--- start of PROVIDED MATERIAL ---

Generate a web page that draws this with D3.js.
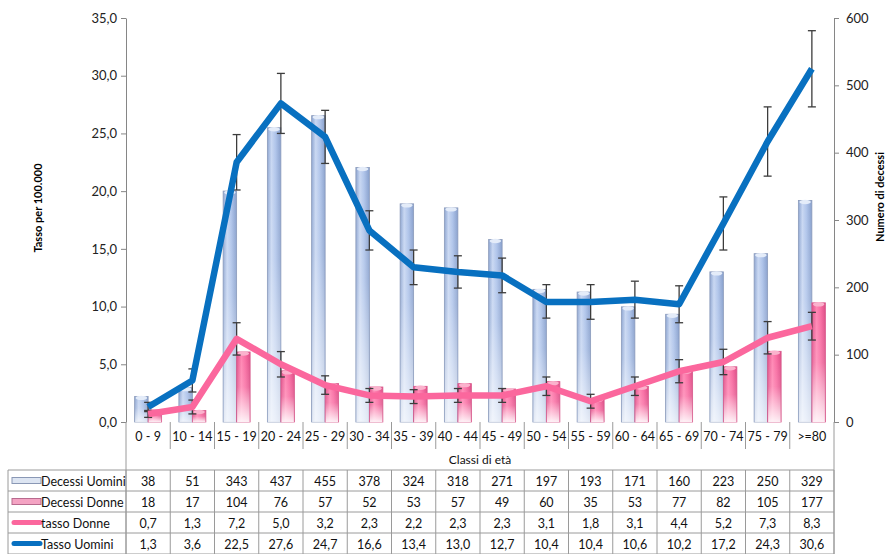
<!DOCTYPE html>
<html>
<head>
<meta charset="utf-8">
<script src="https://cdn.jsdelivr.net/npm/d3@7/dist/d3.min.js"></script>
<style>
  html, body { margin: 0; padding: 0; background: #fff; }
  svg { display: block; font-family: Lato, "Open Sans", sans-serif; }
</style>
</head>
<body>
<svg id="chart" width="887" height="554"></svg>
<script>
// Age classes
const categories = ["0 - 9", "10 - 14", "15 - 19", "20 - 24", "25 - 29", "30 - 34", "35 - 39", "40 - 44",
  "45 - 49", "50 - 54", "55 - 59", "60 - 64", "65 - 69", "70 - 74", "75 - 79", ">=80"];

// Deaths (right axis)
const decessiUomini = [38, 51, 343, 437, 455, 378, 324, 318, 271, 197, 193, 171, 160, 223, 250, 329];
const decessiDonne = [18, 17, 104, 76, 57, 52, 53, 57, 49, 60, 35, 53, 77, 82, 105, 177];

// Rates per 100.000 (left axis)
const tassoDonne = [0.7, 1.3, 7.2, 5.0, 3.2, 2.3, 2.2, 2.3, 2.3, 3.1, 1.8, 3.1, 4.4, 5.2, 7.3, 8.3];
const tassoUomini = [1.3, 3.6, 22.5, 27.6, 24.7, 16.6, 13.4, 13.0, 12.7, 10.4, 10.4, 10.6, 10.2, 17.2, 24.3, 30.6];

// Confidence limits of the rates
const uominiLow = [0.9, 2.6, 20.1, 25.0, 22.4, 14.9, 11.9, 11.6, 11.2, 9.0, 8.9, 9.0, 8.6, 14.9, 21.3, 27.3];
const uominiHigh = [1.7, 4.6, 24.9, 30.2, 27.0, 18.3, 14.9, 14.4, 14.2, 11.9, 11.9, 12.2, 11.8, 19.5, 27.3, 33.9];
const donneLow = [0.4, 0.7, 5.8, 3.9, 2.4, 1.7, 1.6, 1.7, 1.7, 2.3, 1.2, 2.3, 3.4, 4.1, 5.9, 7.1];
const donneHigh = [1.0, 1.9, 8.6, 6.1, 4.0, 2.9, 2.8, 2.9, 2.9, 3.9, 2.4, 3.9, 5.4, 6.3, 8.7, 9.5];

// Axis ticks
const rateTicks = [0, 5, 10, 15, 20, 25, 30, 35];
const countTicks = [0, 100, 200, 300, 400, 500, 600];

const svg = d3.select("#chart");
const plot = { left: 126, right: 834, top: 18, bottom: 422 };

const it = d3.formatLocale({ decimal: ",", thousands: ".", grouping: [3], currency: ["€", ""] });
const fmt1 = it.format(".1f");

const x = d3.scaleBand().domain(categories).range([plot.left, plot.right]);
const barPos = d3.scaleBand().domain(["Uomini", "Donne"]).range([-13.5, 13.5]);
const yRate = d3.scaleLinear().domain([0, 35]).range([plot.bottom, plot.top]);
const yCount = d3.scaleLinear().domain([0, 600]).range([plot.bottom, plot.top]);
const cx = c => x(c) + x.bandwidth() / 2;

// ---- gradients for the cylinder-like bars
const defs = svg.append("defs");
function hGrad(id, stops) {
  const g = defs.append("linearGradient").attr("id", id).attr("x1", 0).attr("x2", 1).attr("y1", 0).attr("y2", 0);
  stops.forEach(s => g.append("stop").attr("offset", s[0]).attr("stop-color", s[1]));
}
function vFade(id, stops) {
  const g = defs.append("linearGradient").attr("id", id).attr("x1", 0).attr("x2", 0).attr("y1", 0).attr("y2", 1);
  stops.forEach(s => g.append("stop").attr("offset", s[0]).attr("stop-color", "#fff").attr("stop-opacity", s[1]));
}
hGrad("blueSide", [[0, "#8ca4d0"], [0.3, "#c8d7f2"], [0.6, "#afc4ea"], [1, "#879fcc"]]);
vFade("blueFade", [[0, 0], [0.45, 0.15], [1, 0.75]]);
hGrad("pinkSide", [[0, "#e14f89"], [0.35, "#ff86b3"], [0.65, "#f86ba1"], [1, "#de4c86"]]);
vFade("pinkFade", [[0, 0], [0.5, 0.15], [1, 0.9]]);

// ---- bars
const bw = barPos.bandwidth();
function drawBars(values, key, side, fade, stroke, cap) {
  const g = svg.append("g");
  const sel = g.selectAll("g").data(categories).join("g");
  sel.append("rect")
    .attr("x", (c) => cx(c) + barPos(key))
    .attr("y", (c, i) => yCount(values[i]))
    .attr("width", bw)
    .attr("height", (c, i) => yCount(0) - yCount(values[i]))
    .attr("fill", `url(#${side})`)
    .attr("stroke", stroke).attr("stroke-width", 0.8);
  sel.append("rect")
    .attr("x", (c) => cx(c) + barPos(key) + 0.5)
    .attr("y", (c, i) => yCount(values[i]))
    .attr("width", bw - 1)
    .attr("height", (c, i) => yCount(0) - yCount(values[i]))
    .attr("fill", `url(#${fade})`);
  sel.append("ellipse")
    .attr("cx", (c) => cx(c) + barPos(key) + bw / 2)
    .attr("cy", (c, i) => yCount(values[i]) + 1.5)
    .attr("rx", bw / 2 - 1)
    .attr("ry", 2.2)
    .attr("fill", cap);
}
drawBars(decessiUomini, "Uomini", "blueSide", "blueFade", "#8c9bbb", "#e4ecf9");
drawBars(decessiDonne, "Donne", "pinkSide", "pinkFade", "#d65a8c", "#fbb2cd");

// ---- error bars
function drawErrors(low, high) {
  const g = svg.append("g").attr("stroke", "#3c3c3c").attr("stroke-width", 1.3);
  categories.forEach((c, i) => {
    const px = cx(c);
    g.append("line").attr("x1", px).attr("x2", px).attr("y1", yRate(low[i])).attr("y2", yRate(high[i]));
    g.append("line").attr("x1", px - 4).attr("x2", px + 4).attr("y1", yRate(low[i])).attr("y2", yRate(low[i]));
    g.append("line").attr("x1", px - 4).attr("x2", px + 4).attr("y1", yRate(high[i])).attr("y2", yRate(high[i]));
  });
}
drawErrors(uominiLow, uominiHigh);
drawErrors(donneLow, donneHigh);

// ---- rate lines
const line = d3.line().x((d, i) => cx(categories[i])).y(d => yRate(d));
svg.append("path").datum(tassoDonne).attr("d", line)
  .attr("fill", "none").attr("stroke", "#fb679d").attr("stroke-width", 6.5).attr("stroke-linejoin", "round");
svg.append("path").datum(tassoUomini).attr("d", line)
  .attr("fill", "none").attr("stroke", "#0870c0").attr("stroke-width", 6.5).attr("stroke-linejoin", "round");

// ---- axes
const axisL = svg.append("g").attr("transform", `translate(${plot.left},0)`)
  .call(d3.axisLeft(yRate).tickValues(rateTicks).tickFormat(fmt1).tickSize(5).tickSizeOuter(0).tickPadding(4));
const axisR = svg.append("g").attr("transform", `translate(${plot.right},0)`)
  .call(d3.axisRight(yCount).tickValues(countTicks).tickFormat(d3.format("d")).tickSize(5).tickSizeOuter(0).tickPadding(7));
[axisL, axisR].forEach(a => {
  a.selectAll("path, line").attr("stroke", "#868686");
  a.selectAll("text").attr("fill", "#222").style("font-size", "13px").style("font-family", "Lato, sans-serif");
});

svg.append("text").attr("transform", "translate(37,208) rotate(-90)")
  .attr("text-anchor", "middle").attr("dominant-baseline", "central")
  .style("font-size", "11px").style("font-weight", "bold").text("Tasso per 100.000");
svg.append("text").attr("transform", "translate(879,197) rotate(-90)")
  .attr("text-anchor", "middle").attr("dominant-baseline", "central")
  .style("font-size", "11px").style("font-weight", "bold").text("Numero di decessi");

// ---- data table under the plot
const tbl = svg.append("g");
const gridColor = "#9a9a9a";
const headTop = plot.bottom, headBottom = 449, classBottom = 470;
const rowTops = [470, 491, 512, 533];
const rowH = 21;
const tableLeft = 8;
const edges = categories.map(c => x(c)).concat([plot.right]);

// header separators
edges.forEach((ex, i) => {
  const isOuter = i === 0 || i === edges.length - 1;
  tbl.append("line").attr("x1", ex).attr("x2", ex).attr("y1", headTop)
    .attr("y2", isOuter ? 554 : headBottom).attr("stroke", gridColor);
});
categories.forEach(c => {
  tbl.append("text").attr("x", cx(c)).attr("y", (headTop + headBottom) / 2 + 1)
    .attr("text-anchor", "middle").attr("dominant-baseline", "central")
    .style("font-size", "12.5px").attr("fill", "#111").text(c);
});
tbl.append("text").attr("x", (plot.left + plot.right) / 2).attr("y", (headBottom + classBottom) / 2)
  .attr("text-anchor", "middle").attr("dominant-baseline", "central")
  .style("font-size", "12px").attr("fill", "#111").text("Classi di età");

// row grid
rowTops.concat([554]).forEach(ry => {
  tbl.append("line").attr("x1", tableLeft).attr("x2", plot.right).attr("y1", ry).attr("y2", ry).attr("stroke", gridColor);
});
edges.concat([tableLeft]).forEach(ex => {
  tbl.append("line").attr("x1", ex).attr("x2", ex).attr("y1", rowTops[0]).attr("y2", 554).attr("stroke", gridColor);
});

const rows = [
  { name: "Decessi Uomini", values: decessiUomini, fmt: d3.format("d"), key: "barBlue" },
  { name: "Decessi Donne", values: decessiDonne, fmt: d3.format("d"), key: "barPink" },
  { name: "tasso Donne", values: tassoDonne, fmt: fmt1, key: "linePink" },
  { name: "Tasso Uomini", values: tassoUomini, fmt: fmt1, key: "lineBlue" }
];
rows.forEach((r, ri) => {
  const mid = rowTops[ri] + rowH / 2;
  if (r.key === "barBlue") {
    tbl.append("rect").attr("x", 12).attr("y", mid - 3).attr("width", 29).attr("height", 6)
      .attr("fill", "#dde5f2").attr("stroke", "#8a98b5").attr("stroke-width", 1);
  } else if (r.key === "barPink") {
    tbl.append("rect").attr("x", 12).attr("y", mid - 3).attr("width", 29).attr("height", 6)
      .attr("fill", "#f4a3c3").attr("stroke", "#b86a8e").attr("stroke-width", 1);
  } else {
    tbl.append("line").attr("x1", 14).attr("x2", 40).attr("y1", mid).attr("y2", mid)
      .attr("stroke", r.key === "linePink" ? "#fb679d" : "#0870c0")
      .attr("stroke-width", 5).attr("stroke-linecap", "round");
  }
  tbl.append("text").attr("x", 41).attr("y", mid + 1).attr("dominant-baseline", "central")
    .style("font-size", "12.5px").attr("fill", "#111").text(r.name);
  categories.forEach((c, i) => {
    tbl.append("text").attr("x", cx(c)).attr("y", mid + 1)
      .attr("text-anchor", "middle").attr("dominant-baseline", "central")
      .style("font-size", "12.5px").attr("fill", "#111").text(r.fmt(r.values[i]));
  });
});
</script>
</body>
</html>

--- end of PROVIDED MATERIAL ---

## DESCRIPTION OF THE TASK:
Repeat, exactly and in full, each line from the start of the data to the line that contains "18, bottom: 422". Pictures do not go in.

## OUTPUT FOR THIS EXERCISE:
Generate a web page that draws this with D3.js.
<!DOCTYPE html>
<html>
<head>
<meta charset="utf-8">
<script src="https://cdn.jsdelivr.net/npm/d3@7/dist/d3.min.js"></script>
<style>
  html, body { margin: 0; padding: 0; background: #fff; }
  svg { display: block; font-family: Lato, "Open Sans", sans-serif; }
</style>
</head>
<body>
<svg id="chart" width="887" height="554"></svg>
<script>
// Age classes
const categories = ["0 - 9", "10 - 14", "15 - 19", "20 - 24", "25 - 29", "30 - 34", "35 - 39", "40 - 44",
  "45 - 49", "50 - 54", "55 - 59", "60 - 64", "65 - 69", "70 - 74", "75 - 79", ">=80"];

// Deaths (right axis)
const decessiUomini = [38, 51, 343, 437, 455, 378, 324, 318, 271, 197, 193, 171, 160, 223, 250, 329];
const decessiDonne = [18, 17, 104, 76, 57, 52, 53, 57, 49, 60, 35, 53, 77, 82, 105, 177];

// Rates per 100.000 (left axis)
const tassoDonne = [0.7, 1.3, 7.2, 5.0, 3.2, 2.3, 2.2, 2.3, 2.3, 3.1, 1.8, 3.1, 4.4, 5.2, 7.3, 8.3];
const tassoUomini = [1.3, 3.6, 22.5, 27.6, 24.7, 16.6, 13.4, 13.0, 12.7, 10.4, 10.4, 10.6, 10.2, 17.2, 24.3, 30.6];

// Confidence limits of the rates
const uominiLow = [0.9, 2.6, 20.1, 25.0, 22.4, 14.9, 11.9, 11.6, 11.2, 9.0, 8.9, 9.0, 8.6, 14.9, 21.3, 27.3];
const uominiHigh = [1.7, 4.6, 24.9, 30.2, 27.0, 18.3, 14.9, 14.4, 14.2, 11.9, 11.9, 12.2, 11.8, 19.5, 27.3, 33.9];
const donneLow = [0.4, 0.7, 5.8, 3.9, 2.4, 1.7, 1.6, 1.7, 1.7, 2.3, 1.2, 2.3, 3.4, 4.1, 5.9, 7.1];
const donneHigh = [1.0, 1.9, 8.6, 6.1, 4.0, 2.9, 2.8, 2.9, 2.9, 3.9, 2.4, 3.9, 5.4, 6.3, 8.7, 9.5];

// Axis ticks
const rateTicks = [0, 5, 10, 15, 20, 25, 30, 35];
const countTicks = [0, 100, 200, 300, 400, 500, 600];

const svg = d3.select("#chart");
const plot = { left: 126, right: 834, top: 18, bottom: 422 };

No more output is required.